In asking for advice on Sooth, we get feedback that can inform our sense of the descriptive norm – what do other people actually do? – and the prescriptive norm – what do people think that we should do? But why would we care?
Let’s take another recent example in the Soothstream. In gist, a wife is frustrated because her husband won’t communicate. She is wondering whether this frustration is reasonable. She asks – “is this just how most men are?” – comparing her situation against a descriptive norm. If Soothers were to agree that this is just how most men are, it may be unreasonable to expect her husband to be different. At the same time, if most men are like this, the situation is not her fault. That can be both a pacifying and an unsettling discovery.
But what if, in asking the Sooth community, she finds that other people have faced and overcome the same problem. They may share with her a common practice for improving martial communication. They may share an extremely useful descriptive norm.
Our advice seeker is also considering prescriptive norms. She wants to know whether she is justified in seeking change. Does she have a right to expect her husband to grow? Is better communication a necessary part of a good relationship? Is she ignoring the way that her husband expresses himself through his actions, rather than words? Other Soothers weigh in on these deeper questions – present their arguments, their experiences, their preferences, and help her to look at her own in a new way. They may highlight something that she has noticed but not considered. They may strengthen her reasoning. They may occasionally call attention to gaps in her perceptions.
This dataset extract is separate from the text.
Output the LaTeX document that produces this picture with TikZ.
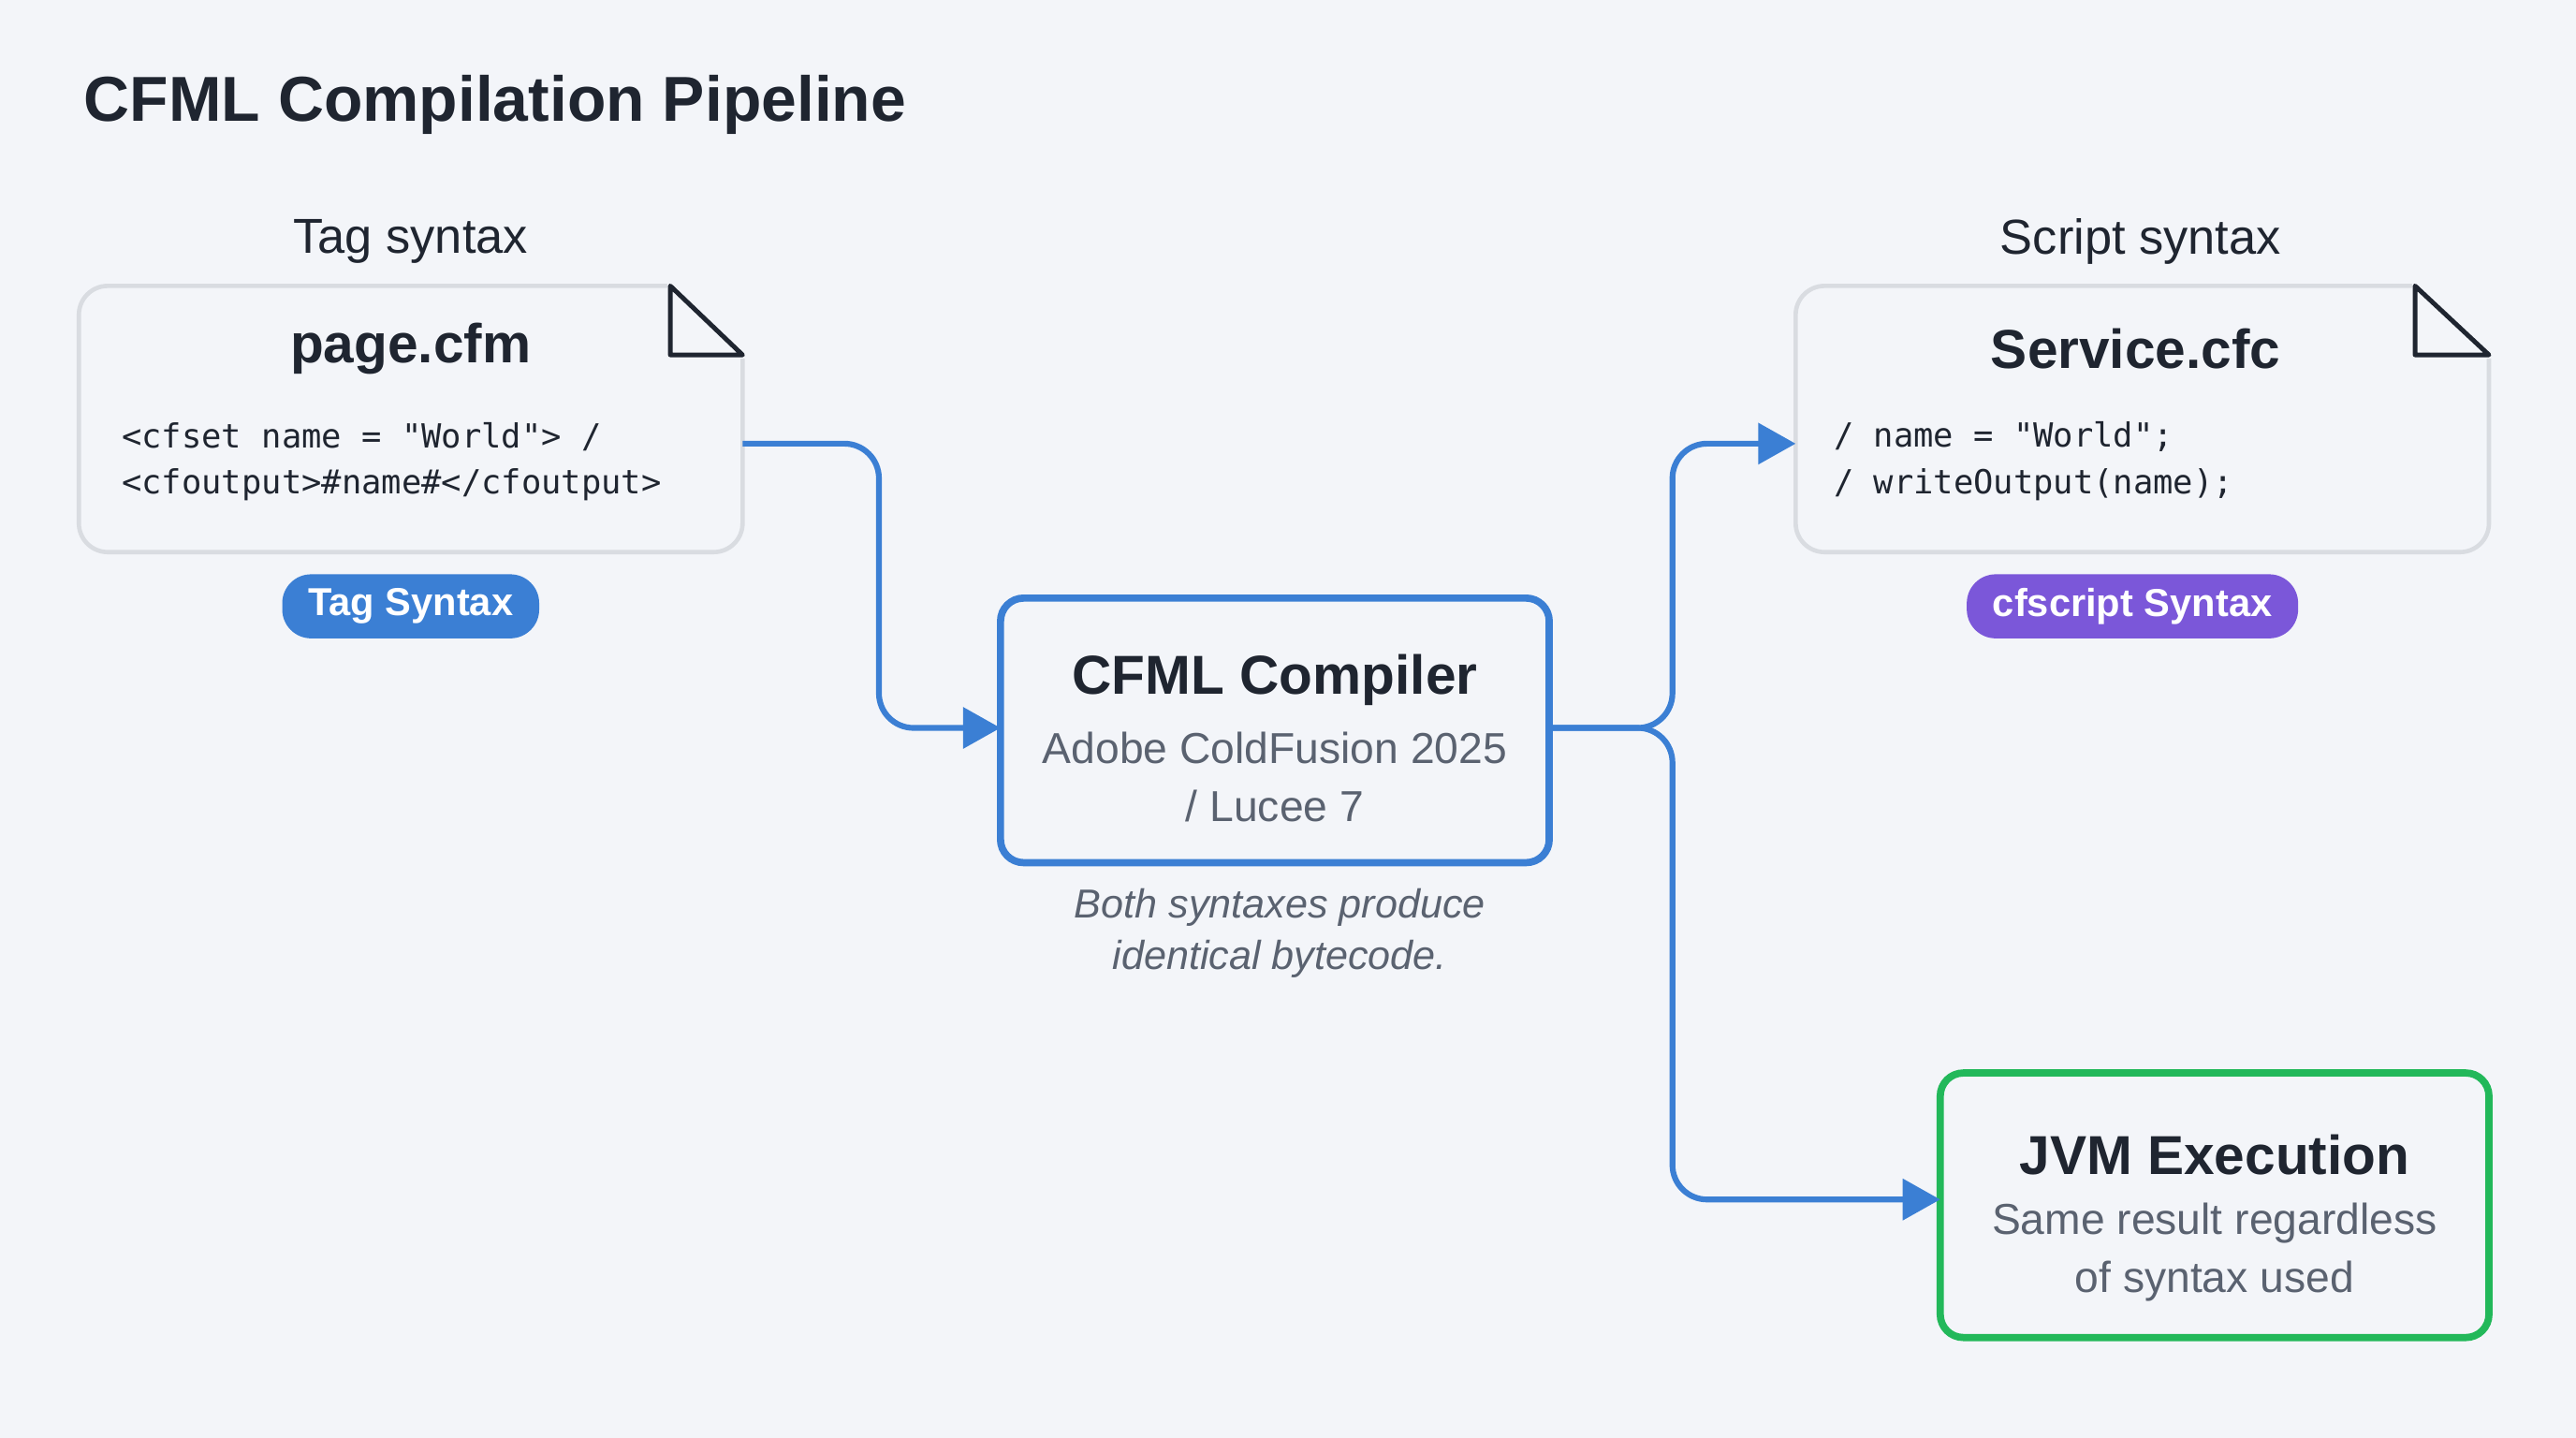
\documentclass[tikz,border=0pt]{standalone}
\usepackage{fontspec}
\setmainfont{Liberation Sans}
\newfontfamily\codefont{DejaVu Sans Mono}
\usetikzlibrary{arrows.meta,positioning}
\definecolor{bgc}{HTML}{F3F5F9}
\definecolor{ink}{HTML}{1F2530}
\definecolor{grayline}{HTML}{D9DCE1}
\definecolor{subt}{HTML}{5A6270}
\definecolor{flow}{HTML}{3B7FD4}
\definecolor{pillp}{HTML}{7B57D9}
\definecolor{okg}{HTML}{22B85A}
\begin{document}
\begin{tikzpicture}[x=0.02cm,y=-0.02cm]
\tikzstyle{doc}=[draw=grayline,line width=1.5pt,fill=bgc,rounded corners=10pt]
\tikzstyle{hdr}=[font=\fontsize{17}{20}\selectfont,text=ink]
\tikzstyle{fname}=[font=\fontsize{19}{23}\selectfont\bfseries,text=ink]
\tikzstyle{code}=[font=\codefont\fontsize{11.5}{16}\selectfont,text=ink,anchor=west]
\tikzstyle{pill}=[rounded corners=10pt,text=white,minimum height=0.78cm,font=\fontsize{13.5}{16}\selectfont\bfseries,inner xsep=9pt]
\tikzstyle{stage}=[line width=2.5pt,rounded corners=8pt,fill=bgc]
\tikzstyle{sub}=[font=\fontsize{15}{20}\selectfont,text=subt,align=center]
\tikzstyle{link}=[draw=flow,line width=2pt,rounded corners=12pt,-{Triangle[length=13pt,width=14pt]}]
\fill[bgc] (0,0) rectangle (1568,875);
\node[anchor=west,font=\fontsize{22}{26}\selectfont\bfseries,text=ink] (title) at (45,64) {CFML Compilation Pipeline};
% tag syntax file
\draw[doc] (48,174) rectangle (452,336);
\fill[bgc] (406,168) rectangle (458,218);
\draw[ink,line width=1.6pt,line join=round] (408,174) -- (408,216) -- (452,216) -- cycle;
\node[hdr] (taghdr) at (250,147) {Tag syntax};
\node[fname] (tagname) at (250,212) {page.cfm};
\node[code] (tagc1) at (68,266) {<cfset name = "World"> /};
\node[code] (tagc2) at (68,295) {<cfoutput>\#name\#</cfoutput>};
\node[pill,fill=flow] (tagpill) at (250,369) {Tag Syntax};
\coordinate (tagout) at (452,270);
% script syntax file
\draw[doc] (1093,174) rectangle (1515,336);
\fill[bgc] (1468,168) rectangle (1521,218);
\draw[ink,line width=1.6pt,line join=round] (1470,174) -- (1470,216) -- (1515,216) -- cycle;
\node[hdr] (scrhdr) at (1303,147) {Script syntax};
\node[fname] (scrname) at (1300,212) {Service.cfc};
\node[code] (scrc1) at (1110,266) {/ name = "World";};
\node[code] (scrc2) at (1110,295) {/ writeOutput(name);};
\node[pill,fill=pillp] (scrpill) at (1298,369) {cfscript Syntax};
\coordinate (scrin) at (1093,270);
% compiler
\draw[stage,draw=flow] (609,364) rectangle (943,525);
\node[fname] (comp) at (776,414) {CFML Compiler};
\node[sub] (compsub) at (776,473) {Adobe ColdFusion 2025\\/ Lucee 7};
\node[font=\fontsize{14}{18}\selectfont\itshape,text=subt,align=center] (note) at (779,568) {Both syntaxes produce\\identical bytecode.};
\coordinate (compin) at (609,443);
\coordinate (compout) at (943,443);
% jvm
\draw[stage,draw=okg] (1181,653) rectangle (1515,814);
\node[fname] (jvm) at (1348,703) {JVM Execution};
\node[sub] (jvmsub) at (1348,762) {Same result regardless\\of syntax used};
\coordinate (jvmin) at (1181,730);
% connectors
\draw[link] (tagout) -- (535,270) -- (535,443) -- (compin);
\draw[link] (compout) -- (1018,443) -- (1018,270) -- (scrin);
\draw[link] (compout) -- (1018,443) -- (1018,730) -- (jvmin);
\end{tikzpicture}
\end{document}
In asking for advice on Sooth, we are able to dig deep. It can be a humbling experience. It can also be affirming. Our problems are problems. Our confusion is justified. If choosing a pizza place is hard, solving a relationship problem or choosing to leave a job is orders of magnitude harder. But, despite this complexity, we can learn. We can grow. We can make wise choices. This first step is asking for advice; it's looking fully at our problem. Then, as we consider each Soother’s response, we can go forward with greater clarity, confidence, and openness.